Standard Data Registers
In addition, to the instruction register, each device has more than one data register. At any given time, data is shifted though either the instruction register or one of the data registers depending on the state of the TAP controller and the last instruction loaded. Registers are shifted LSB first.
The boundary-scan register (required)
The boundary-scan register typically contains one or more bits for each logic pin on the device. More than one bit is needed to deal with output enables and direction controls for some pins. All device inputs must be observable and all device outputs controllable through the boundary scan register. The register may provide access to internal states associated with each pin.

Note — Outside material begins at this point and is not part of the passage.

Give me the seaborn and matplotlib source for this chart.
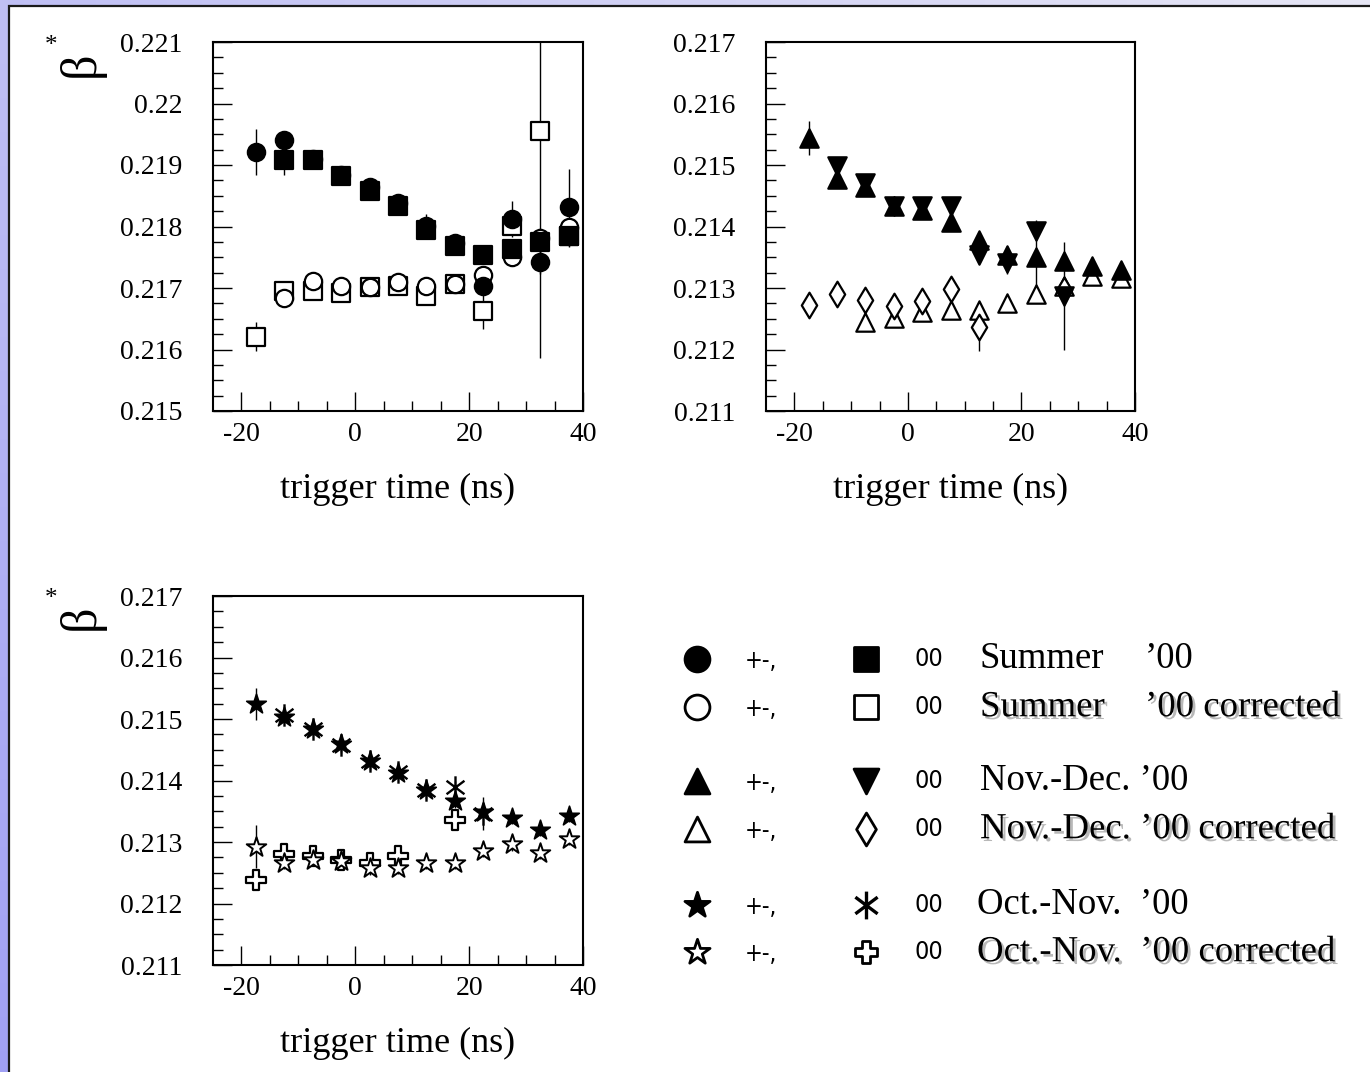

The bypass Register (required)
This is a single bit wide shift register connecting TDI and TDO. It is selected in bypass mode and is used to minimize the number of bits that need to be shifted when accessing other chips. Why a one bit delay? Without it, you would end up with an analog delay in TDI proportional to the number of chips and under some conditions, TCK would get there before TDI would.
Device ID register (optional)
This is a 32 bit register that contains information that can be used to identify the specific chips in the chain.